> [Problem to solve]: Transcribe the material exactly. Images do not belong in the copy.
** Start **
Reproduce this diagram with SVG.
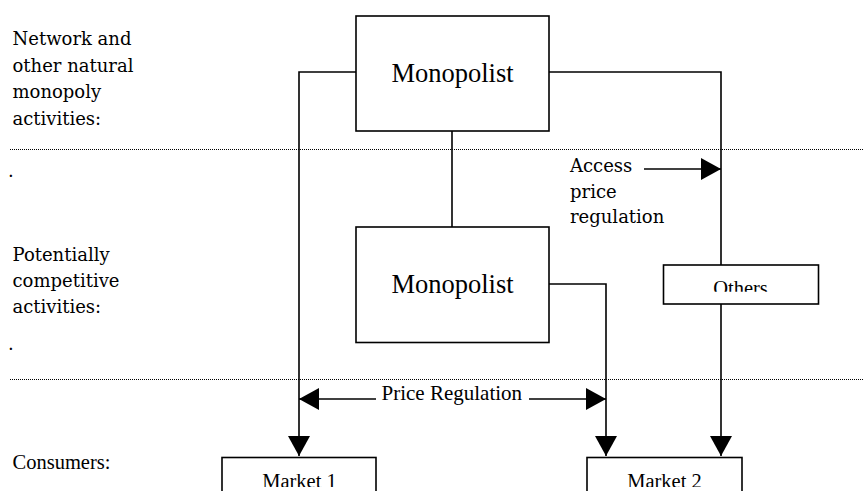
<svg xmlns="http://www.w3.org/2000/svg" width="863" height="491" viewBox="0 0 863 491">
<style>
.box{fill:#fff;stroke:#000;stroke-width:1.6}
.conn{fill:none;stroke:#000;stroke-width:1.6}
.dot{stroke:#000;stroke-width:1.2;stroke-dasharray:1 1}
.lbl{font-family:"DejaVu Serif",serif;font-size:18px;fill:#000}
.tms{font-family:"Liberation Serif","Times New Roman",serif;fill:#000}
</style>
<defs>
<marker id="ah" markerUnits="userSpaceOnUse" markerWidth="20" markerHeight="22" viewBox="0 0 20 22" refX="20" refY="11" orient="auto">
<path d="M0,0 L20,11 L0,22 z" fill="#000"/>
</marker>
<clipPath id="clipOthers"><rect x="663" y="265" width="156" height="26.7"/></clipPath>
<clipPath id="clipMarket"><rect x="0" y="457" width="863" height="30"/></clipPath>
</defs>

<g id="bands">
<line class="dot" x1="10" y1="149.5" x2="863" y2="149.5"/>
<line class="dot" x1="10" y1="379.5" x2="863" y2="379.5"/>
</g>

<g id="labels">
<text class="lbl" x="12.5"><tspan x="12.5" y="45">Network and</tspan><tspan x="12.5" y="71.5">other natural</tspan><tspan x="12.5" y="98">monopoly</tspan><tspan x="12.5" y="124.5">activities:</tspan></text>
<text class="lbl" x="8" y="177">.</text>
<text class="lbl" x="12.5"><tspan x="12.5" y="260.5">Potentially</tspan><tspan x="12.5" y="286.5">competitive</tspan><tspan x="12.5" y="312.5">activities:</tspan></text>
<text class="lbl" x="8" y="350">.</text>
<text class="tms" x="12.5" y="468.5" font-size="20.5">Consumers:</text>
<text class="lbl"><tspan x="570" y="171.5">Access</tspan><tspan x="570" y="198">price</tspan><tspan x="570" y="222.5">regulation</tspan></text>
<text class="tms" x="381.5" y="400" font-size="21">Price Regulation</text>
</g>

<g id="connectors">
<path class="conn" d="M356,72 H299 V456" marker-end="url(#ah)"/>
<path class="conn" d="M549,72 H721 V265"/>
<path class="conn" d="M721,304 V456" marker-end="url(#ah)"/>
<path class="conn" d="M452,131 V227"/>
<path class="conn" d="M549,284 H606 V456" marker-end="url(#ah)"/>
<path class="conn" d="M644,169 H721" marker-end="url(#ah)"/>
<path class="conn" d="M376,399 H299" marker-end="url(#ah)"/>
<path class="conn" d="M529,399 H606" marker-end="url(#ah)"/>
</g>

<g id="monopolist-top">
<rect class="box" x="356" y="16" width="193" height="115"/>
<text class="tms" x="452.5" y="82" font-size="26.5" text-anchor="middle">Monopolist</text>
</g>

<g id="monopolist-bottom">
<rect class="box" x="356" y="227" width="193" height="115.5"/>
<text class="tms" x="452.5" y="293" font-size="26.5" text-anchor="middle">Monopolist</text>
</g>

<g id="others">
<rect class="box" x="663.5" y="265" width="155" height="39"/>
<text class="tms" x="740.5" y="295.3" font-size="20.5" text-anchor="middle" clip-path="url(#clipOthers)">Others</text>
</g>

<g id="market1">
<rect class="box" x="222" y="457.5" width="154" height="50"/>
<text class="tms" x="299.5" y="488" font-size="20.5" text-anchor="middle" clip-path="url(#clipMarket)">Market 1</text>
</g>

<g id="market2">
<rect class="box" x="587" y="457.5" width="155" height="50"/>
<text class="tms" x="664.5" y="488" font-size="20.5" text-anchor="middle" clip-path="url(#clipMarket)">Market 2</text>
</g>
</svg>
** End **
> [Finished answer]:
Reproduce this diagram with SVG.
<svg xmlns="http://www.w3.org/2000/svg" width="863" height="491" viewBox="0 0 863 491">
<style>
.box{fill:#fff;stroke:#000;stroke-width:1.6}
.conn{fill:none;stroke:#000;stroke-width:1.6}
.dot{stroke:#000;stroke-width:1.2;stroke-dasharray:1 1}
.lbl{font-family:"DejaVu Serif",serif;font-size:18px;fill:#000}
.tms{font-family:"Liberation Serif","Times New Roman",serif;fill:#000}
</style>
<defs>
<marker id="ah" markerUnits="userSpaceOnUse" markerWidth="20" markerHeight="22" viewBox="0 0 20 22" refX="20" refY="11" orient="auto">
<path d="M0,0 L20,11 L0,22 z" fill="#000"/>
</marker>
<clipPath id="clipOthers"><rect x="663" y="265" width="156" height="26.7"/></clipPath>
<clipPath id="clipMarket"><rect x="0" y="457" width="863" height="30"/></clipPath>
</defs>

<g id="bands">
<line class="dot" x1="10" y1="149.5" x2="863" y2="149.5"/>
<line class="dot" x1="10" y1="379.5" x2="863" y2="379.5"/>
</g>

<g id="labels">
<text class="lbl" x="12.5"><tspan x="12.5" y="45">Network and</tspan><tspan x="12.5" y="71.5">other natural</tspan><tspan x="12.5" y="98">monopoly</tspan><tspan x="12.5" y="124.5">activities:</tspan></text>
<text class="lbl" x="8" y="177">.</text>
<text class="lbl" x="12.5"><tspan x="12.5" y="260.5">Potentially</tspan><tspan x="12.5" y="286.5">competitive</tspan><tspan x="12.5" y="312.5">activities:</tspan></text>
<text class="lbl" x="8" y="350">.</text>
<text class="tms" x="12.5" y="468.5" font-size="20.5">Consumers:</text>
<text class="lbl"><tspan x="570" y="171.5">Access</tspan><tspan x="570" y="198">price</tspan><tspan x="570" y="222.5">regulation</tspan></text>
<text class="tms" x="381.5" y="400" font-size="21">Price Regulation</text>
</g>

<g id="connectors">
<path class="conn" d="M356,72 H299 V456" marker-end="url(#ah)"/>
<path class="conn" d="M549,72 H721 V265"/>
<path class="conn" d="M721,304 V456" marker-end="url(#ah)"/>
<path class="conn" d="M452,131 V227"/>
<path class="conn" d="M549,284 H606 V456" marker-end="url(#ah)"/>
<path class="conn" d="M644,169 H721" marker-end="url(#ah)"/>
<path class="conn" d="M376,399 H299" marker-end="url(#ah)"/>
<path class="conn" d="M529,399 H606" marker-end="url(#ah)"/>
</g>

<g id="monopolist-top">
<rect class="box" x="356" y="16" width="193" height="115"/>
<text class="tms" x="452.5" y="82" font-size="26.5" text-anchor="middle">Monopolist</text>
</g>

<g id="monopolist-bottom">
<rect class="box" x="356" y="227" width="193" height="115.5"/>
<text class="tms" x="452.5" y="293" font-size="26.5" text-anchor="middle">Monopolist</text>
</g>

<g id="others">
<rect class="box" x="663.5" y="265" width="155" height="39"/>
<text class="tms" x="740.5" y="295.3" font-size="20.5" text-anchor="middle" clip-path="url(#clipOthers)">Others</text>
</g>

<g id="market1">
<rect class="box" x="222" y="457.5" width="154" height="50"/>
<text class="tms" x="299.5" y="488" font-size="20.5" text-anchor="middle" clip-path="url(#clipMarket)">Market 1</text>
</g>

<g id="market2">
<rect class="box" x="587" y="457.5" width="155" height="50"/>
<text class="tms" x="664.5" y="488" font-size="20.5" text-anchor="middle" clip-path="url(#clipMarket)">Market 2</text>
</g>
</svg>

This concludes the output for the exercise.